Distance from nut to jazz pickup....35" scale

Discussion in 'Basses [BG]' started by sheepdog, Jan 19, 2004.

  1. sheepdog


    Feb 20, 2003
    Birmingham, AL
    35" scale 5 string bass

    how far is from the nut to the neck and bridge pickup (centerline) for a standard jazz pickup placement?
  2. knuckle_head

    knuckle_head Commercial User

    Jul 30, 2002
    Owner; Knuckle Guitar Works & Circle K Strings
    I swiped this from Bartolini I think;

    The tone of an instrument is heavily influenced by the position of the sensing bars or polepieces of the pickup along length of the string. The closer the pickup gets to the bridge, the brighter the tone, and vice versa.

    The best reference and example is the positions of the Jazz Bass* pickups. These positions were chosen by Leo Fender when he developed the instrument and they are something to keep in mind if attempting a new instrument with different types of pickups or pickup positioning.

    The centerline of the bridge or treble pickup of the Jazz Bass* is placed at 1/16th of the open scale length away from the intonation point of the ideal string. So, 34 divided by 16 gives 2-1/8" or 2.13 inches or 54 mm. Because there are no perfect strings and the string saddles must be "pulled back" (away from the nut) to compensate for their stiffness, the length from the G-string saddle to the center of the bridge pickup will be a little more than this.

    The centerline of the neck or treble pickup of the Jazz Bass* is not so accurately placed and is approximately 6 inches or 152 mm from the G-string saddle. This yields the deeper tone of the J-Bass neck pickup.

    By comparison to these two "standard" tonalities, one can understand the intermediate tone of the Music Man. Or the more aggressive tone of 2 pickups with closer spacing but the same bridge pickup position. Or many, many other variations and combinations of pickup position, pickup coil arrangement and pickup windings.

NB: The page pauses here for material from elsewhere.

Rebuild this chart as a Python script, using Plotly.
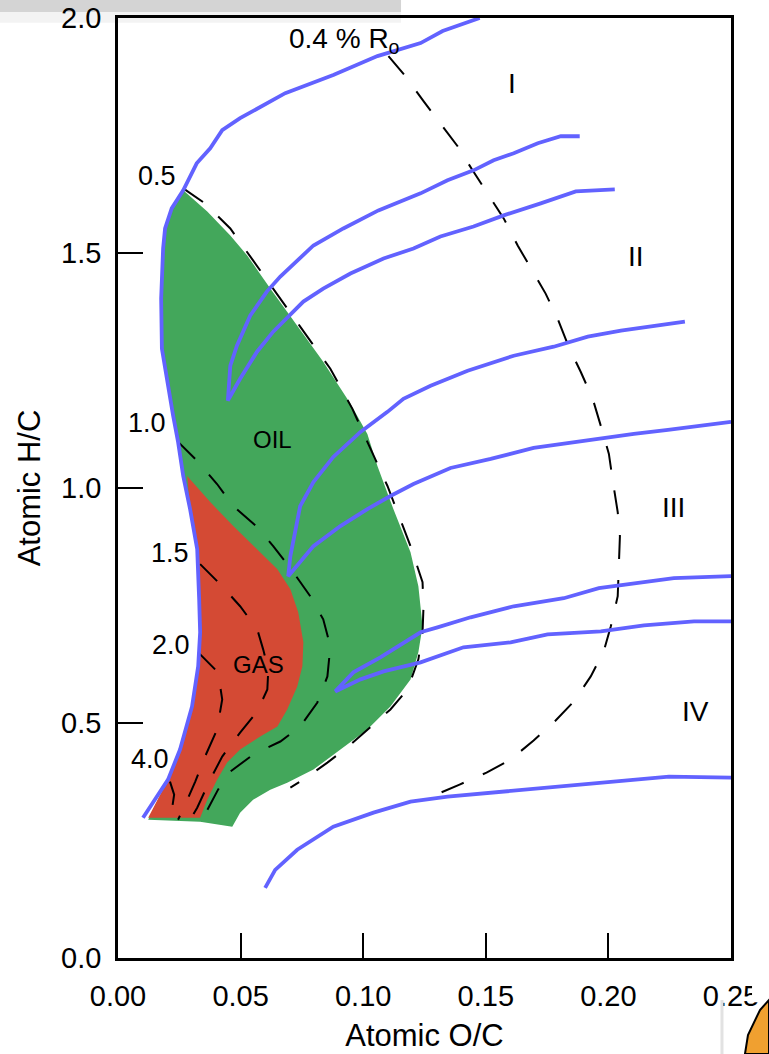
import plotly.graph_objects as go

# ---------------- data (atomic O/C, atomic H/C) ----------------
# Blue kerogen evolution paths
type_I_x = [0.0102, 0.0204, 0.0253, 0.0302, 0.0327, 0.0335, 0.0331, 0.0323, 0.0294, 0.0266, 0.0245,
            0.0225, 0.0179, 0.0176, 0.0184, 0.0192, 0.0219, 0.0266, 0.0321, 0.0376, 0.0425, 0.0498,
            0.0682, 0.0878, 0.1058, 0.1234, 0.1324, 0.1475]
type_I_y = [0.2985, 0.3795, 0.4435, 0.5352, 0.6205, 0.6930, 0.7633, 0.8699, 0.9552, 1.0256, 1.0981,
            1.1535, 1.2964, 1.4030, 1.5096, 1.5522, 1.5949, 1.6333, 1.6908, 1.7228, 1.7612, 1.7868,
            1.8401, 1.8785, 1.9190, 1.9467, 1.9723, 2.0000]

path_a_x = [0.1883, 0.1806, 0.1712, 0.1614, 0.1532, 0.1450, 0.1344, 0.1234, 0.1062, 0.0919, 0.0797,
            0.0662, 0.0607, 0.0539, 0.0485, 0.0458, 0.0448,
            0.0498, 0.0567, 0.0633, 0.0756, 0.0837, 0.0948, 0.1083, 0.1205, 0.1315, 0.1450, 0.1573,
            0.1724, 0.1867, 0.2026]
path_a_y = [1.7484, 1.7484, 1.7335, 1.7122, 1.6972, 1.6759, 1.6546, 1.6269, 1.5906, 1.5522, 1.5160,
            1.4499, 1.4179, 1.3667, 1.3028, 1.2601, 1.1861,
            1.2324, 1.2900, 1.3326, 1.3966, 1.4243, 1.4563, 1.4883, 1.5096, 1.5352, 1.5565, 1.5800,
            1.6055, 1.6311, 1.6354]

path_b_x = [0.2312, 0.2173, 0.2051, 0.1916, 0.1777, 0.1614, 0.1426, 0.1275, 0.1164, 0.1099, 0.0989,
            0.0878, 0.0797, 0.0743, 0.0703, 0.0694,
            0.0797, 0.0907, 0.1017, 0.1111, 0.1205, 0.1356, 0.1520, 0.1695, 0.1887, 0.2104, 0.2243,
            0.2500]
path_b_y = [1.3539, 1.3433, 1.3348, 1.3220, 1.3006, 1.2814, 1.2495, 1.2175, 1.1898, 1.1620, 1.1194,
            1.0661, 1.0128, 0.9616, 0.8550, 0.8124,
            0.8763, 0.9190, 0.9552, 0.9829, 1.0085, 1.0426, 1.0618, 1.0853, 1.1002, 1.1151, 1.1237,
            1.1407]

path_c_x = [0.2500, 0.2267, 0.1961, 0.1818, 0.1614, 0.1438, 0.1303, 0.1234, 0.1070, 0.0960, 0.0886,
            0.0989, 0.1083, 0.1234, 0.1409, 0.1601, 0.1752, 0.1969, 0.2145, 0.2349, 0.2500]
path_c_y = [0.8124, 0.8081, 0.7868, 0.7655, 0.7484, 0.7249, 0.7036, 0.6930, 0.6397, 0.6077, 0.5672,
            0.5928, 0.6098, 0.6290, 0.6610, 0.6716, 0.6887, 0.6951, 0.7079, 0.7164, 0.7164]

path_d_x = [0.0600, 0.0641, 0.0731, 0.0878, 0.1042, 0.1193, 0.1344, 0.1560, 0.1818, 0.2022, 0.2247, 0.2500]
path_d_y = [0.1493, 0.1876, 0.2303, 0.2793, 0.3092, 0.3326, 0.3433, 0.3539, 0.3646, 0.3753, 0.3859, 0.3838]

# Oil window (green) and gas window (red) outlines
oil_x = [0.0123, 0.0204, 0.0253, 0.0302, 0.0327, 0.0335, 0.0331, 0.0323, 0.0294, 0.0266, 0.0245,
         0.0225, 0.0179, 0.0176, 0.0184, 0.0192, 0.0219, 0.0266,
         0.0364, 0.0458, 0.0527, 0.0621, 0.0731, 0.0837, 0.0948, 0.1017, 0.1058, 0.1123, 0.1193,
         0.1225, 0.1242, 0.1225, 0.1193, 0.1111, 0.1017, 0.0907, 0.0797, 0.0690, 0.0621, 0.0551,
         0.0498, 0.0466, 0.0335]
oil_y = [0.2942, 0.3795, 0.4435, 0.5352, 0.6205, 0.6930, 0.7633, 0.8699, 0.9552, 1.0256, 1.0981,
         1.1535, 1.2964, 1.4030, 1.5096, 1.5522, 1.5949, 1.6333,
         1.5885, 1.5373, 1.4947, 1.4243, 1.3454, 1.2687, 1.1791, 1.1151, 1.0469, 0.9552, 0.8635,
         0.7910, 0.7058, 0.6503, 0.5928, 0.5352, 0.4861, 0.4435, 0.4009, 0.3731, 0.3582, 0.3369,
         0.3092, 0.2793, 0.2900]

gas_x = [0.0282, 0.0376, 0.0470, 0.0568, 0.0650, 0.0703, 0.0735, 0.0756, 0.0752, 0.0731, 0.0690,
         0.0650, 0.0580, 0.0498, 0.0445, 0.0404, 0.0364, 0.0335, 0.0123,
         0.0204, 0.0253, 0.0302, 0.0327, 0.0335, 0.0331, 0.0323, 0.0294]
gas_y = [1.0256, 0.9701, 0.9190, 0.8699, 0.8273, 0.7846, 0.7356, 0.6716, 0.6205, 0.5778, 0.5288,
         0.4925, 0.4712, 0.4435, 0.4158, 0.3795, 0.3369, 0.2985, 0.2985,
         0.3795, 0.4435, 0.5352, 0.6205, 0.6930, 0.7633, 0.8699, 0.9552]

# Vitrinite reflectance (%Ro) isolines (dashed)
ro04_x = [0.1103, 0.1172, 0.1246, 0.1315, 0.1385, 0.1446, 0.1511, 0.1573, 0.1630, 0.1683, 0.1744,
          0.1793, 0.1838, 0.1887, 0.1936, 0.1969, 0.2002, 0.2018, 0.2038, 0.2047, 0.2042, 0.2038,
          0.2010, 0.1981, 0.1928, 0.1859, 0.1777, 0.1695, 0.1601, 0.1503, 0.1393, 0.1287]
ro04_y = [1.9190, 1.8763, 1.8230, 1.7761, 1.7271, 1.6759, 1.6226, 1.5736, 1.5160, 1.4670, 1.4136,
          1.3603, 1.3006, 1.2473, 1.1898, 1.1322, 1.0725, 1.0149, 0.9488, 0.8977, 0.8273, 0.7697,
          0.7058, 0.6525, 0.5991, 0.5458, 0.5011, 0.4627, 0.4222, 0.3945, 0.3689, 0.3454]

ro05_x = [0.0266, 0.0355, 0.0458, 0.0539, 0.0621, 0.0743, 0.0866, 0.0956, 0.1017, 0.1099, 0.1193,
          0.1242, 0.1246, 0.1242, 0.1225, 0.1181, 0.1111, 0.1017, 0.0935, 0.0854, 0.0756, 0.0703]
ro05_y = [1.6375, 1.6055, 1.5522, 1.4925, 1.4307, 1.3433, 1.2537, 1.1684, 1.0981, 1.0043, 0.8763,
          0.7996, 0.7484, 0.6930, 0.6354, 0.5714, 0.5288, 0.4861, 0.4478, 0.4158, 0.3795, 0.3625]

ro10_x = [0.0245, 0.0323, 0.0404, 0.0470, 0.0568, 0.0633, 0.0715, 0.0784, 0.0837, 0.0866, 0.0854,
          0.0813, 0.0743, 0.0662, 0.0551, 0.0458, 0.0408, 0.0343]
ro10_y = [1.0981, 1.0576, 1.0085, 0.9616, 0.9168, 0.8763, 0.8209, 0.7697, 0.7207, 0.6631, 0.5991,
          0.5437, 0.4925, 0.4606, 0.4328, 0.3966, 0.3582, 0.2942]

ro15_x = [0.0335, 0.0417, 0.0498, 0.0568, 0.0592, 0.0613, 0.0609, 0.0568, 0.0498, 0.0425, 0.0376,
          0.0323, 0.0294]
ro15_y = [0.8380, 0.7953, 0.7484, 0.6994, 0.6567, 0.6141, 0.5714, 0.5245, 0.4797, 0.4286, 0.3795,
          0.3198, 0.2942]

ro20_x = [0.0327, 0.0408, 0.0425, 0.0404, 0.0355, 0.0315, 0.0274, 0.0245]
ro20_y = [0.6503, 0.6077, 0.5501, 0.4861, 0.4286, 0.3753, 0.3262, 0.2942]

ro40_x = [0.0212, 0.0229, 0.0221, 0.0225]
ro40_y = [0.3753, 0.3475, 0.3198, 0.2942]

x_ticks = [0.00, 0.05, 0.10, 0.15, 0.20, 0.25]
x_tick_text = ["0.00", "0.05", "0.10", "0.15", "0.20", "0.25"]
y_ticks = [0.0, 0.5, 1.0, 1.5, 2.0]
y_tick_text = ["0.0", "0.5", "1.0", "1.5", "2.0"]

# ---------------- styles ----------------
FONT = "Liberation Sans, Arial, sans-serif"
BLUE = "#6262FF"
GREEN = "#43A75B"
RED = "#D44A34"

fig = go.Figure()

fig.add_trace(go.Scatter(x=oil_x, y=oil_y, mode="lines", fill="toself", fillcolor=GREEN,
                         line=dict(width=0, color=GREEN), hoverinfo="skip"))
fig.add_trace(go.Scatter(x=gas_x, y=gas_y, mode="lines", fill="toself", fillcolor=RED,
                         line=dict(width=0, color=RED), hoverinfo="skip"))

for xs, ys in [(ro04_x, ro04_y), (ro05_x, ro05_y), (ro10_x, ro10_y), (ro15_x, ro15_y),
               (ro20_x, ro20_y), (ro40_x, ro40_y)]:
    fig.add_trace(go.Scatter(x=xs, y=ys, mode="lines", hoverinfo="skip",
                             line=dict(color="black", width=2, dash="24px,21px")))

for xs, ys in [(type_I_x, type_I_y), (path_a_x, path_a_y), (path_b_x, path_b_y),
               (path_c_x, path_c_y), (path_d_x, path_d_y)]:
    fig.add_trace(go.Scatter(x=xs, y=ys, mode="lines", hoverinfo="skip",
                             line=dict(color=BLUE, width=3.8)))

annotations = []


def label(text, x, y, size):
    annotations.append(dict(text=text, x=x, y=y, xref="x", yref="y", showarrow=False,
                            font=dict(family=FONT, size=size, color="black"),
                            xanchor="center", yanchor="middle"))


label("0.4 % R<sub>o</sub>", 0.0925, 1.953, 28)
label("0.5", 0.0159, 1.663, 27)
label("1.0", 0.0119, 1.138, 27)
label("1.5", 0.0212, 0.861, 27)
label("2.0", 0.0217, 0.665, 27)
label("4.0", 0.0131, 0.424, 27)
label("OIL", 0.0629, 1.104, 24)
label("GAS", 0.0572, 0.625, 24)
label("I", 0.1605, 1.861, 28)
label("II", 0.2112, 1.492, 28)
label("III", 0.2267, 0.959, 28)
label("IV", 0.2357, 0.524, 28)

axis_common = dict(showline=True, linecolor="black", linewidth=2.5, mirror=True,
                   ticks="inside", ticklen=25, tickwidth=1.5, tickcolor="black",
                   showgrid=False, zeroline=False, automargin=False,
                   tickfont=dict(family=FONT, size=29, color="black"))

fig.update_layout(
    width=769, height=1054,
    margin=dict(l=118, r=38, t=18, b=96, autoexpand=False),
    paper_bgcolor="white", plot_bgcolor="white",
    showlegend=False,
    annotations=annotations,
    xaxis=dict(range=[0, 0.25], tickvals=x_ticks, ticktext=x_tick_text,
               title=dict(text="Atomic O/C", font=dict(family=FONT, size=31, color="black"),
                          standoff=14),
               ticklabelstandoff=10, **axis_common),
    yaxis=dict(range=[0, 2.0], tickvals=y_ticks, ticktext=y_tick_text,
               title=dict(text="Atomic H/C", font=dict(family=FONT, size=31, color="black"),
                          standoff=12),
               ticklabelstandoff=8, **axis_common),
    shapes=[
        # grey strip of the screenshot frame at the top left
        dict(type="rect", xref="paper", yref="paper", x0=-0.2, x1=0.4617, y0=1.0064, y1=1.0192,
             fillcolor="#D4D4D4", line=dict(width=0), layer="below"),
        dict(type="rect", xref="paper", yref="paper", x0=-0.2, x1=0.4617, y0=0.995, y1=1.0064,
             fillcolor="#F3F3F3", line=dict(width=0), layer="below"),
        # crop of the last tick label at the right edge
        dict(type="rect", xref="paper", yref="paper", x0=1.0343, x1=1.08, y0=-0.047, y1=-0.006,
             fillcolor="white", line=dict(width=0), layer="above"),
        # edge of the inset panel and partial logo in the bottom-right corner
        dict(type="line", xref="paper", yref="paper", x0=0.9853, x1=0.9853, y0=-0.0447, y1=-0.11,
             line=dict(color="#E2E2E2", width=3), layer="above"),
        dict(type="path", xref="paper", yref="paper",
             path="M 1.0228 -0.1021 L 1.0277 -0.0819 L 1.0473 -0.0553 L 1.062 -0.0447 L 1.062 -0.1021 Z",
             fillcolor="#F0A030", line=dict(color="black", width=2), layer="above"),
    ],
)

fig.write_html("out.html", config={"displayModeBar": False},
               post_script="document.body.style.margin='0px';")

    The "growl" of the J-Bass* bridge pickup is a very well known and loved. It comes from a very specific combination of these parameters. Over the years we have played many variations around this tune. It is a great tune.

    - if you multiply the measurements by 1.0294 (the ratio of 35" to 34") you will have what Leo messed with as a standard.
    kaoskater08 likes this.
  3. pilotjones

    pilotjones Supporting Member

    Nov 8, 2001
    1. Go to bgavin's homepage, http://www.ofgb.org and download the Musician's reference.
    2. Check which instrument you'd like to copy the placement of.
    3. If it's a 34" scale bass that you're copying, and yours is 35" scale, multiply the measurements by 35/34.
    4. Thank Bruce for the info!
  4. I have an EB-0 that's a complete basket case (several headstock breaks) but I don't get rid of it because it's my first bass. I find the stock pickup useless for a "modern" bass sound so I attempted to put in a succession of pickups between the neck pickup and the bridge. One day I got the brilliant idea to actually measure where a "good" sounding pickup is located and figure where it lies in RELATION TO FRETS. For instance if you measure the distance from the neck pickup on a Jazz Bass from the 12th fret, take that distance the other way from the 12th fret, which comes out roughly to the 3rd fret. If you look at pictures of other Fender basses (Precision, Mustang, etc) that distance each correlates roughly to the 3rd fret. It's important because of scale length differences (an EB-0 is 30") the distance is in terms of frets (or harmonic "hot spots") rather than a specific distance in inches. It worked to get a crappy sounding bass usable, as it's still the most comfortable bass for me to play.

    To recap: Measure distance, on a bass or in pictures, from pickup to 12th fret, then find the correlating fret on the other side of the 12th fret, then measure that distance out both ways on YOUR bass.

    Best of Luck!
  5. BTW, the pickup that I put in the EB-0 was a Seymour Duncan Single Coil Precision Bass pickup. It rocks.
  6. Say Sheepdog,

    Did you find what you were looking for about the whole pickup placement distance thing?
  7. sheepdog


    Feb 20, 2003
    Birmingham, AL
    yeah, lots of good info. The links helped.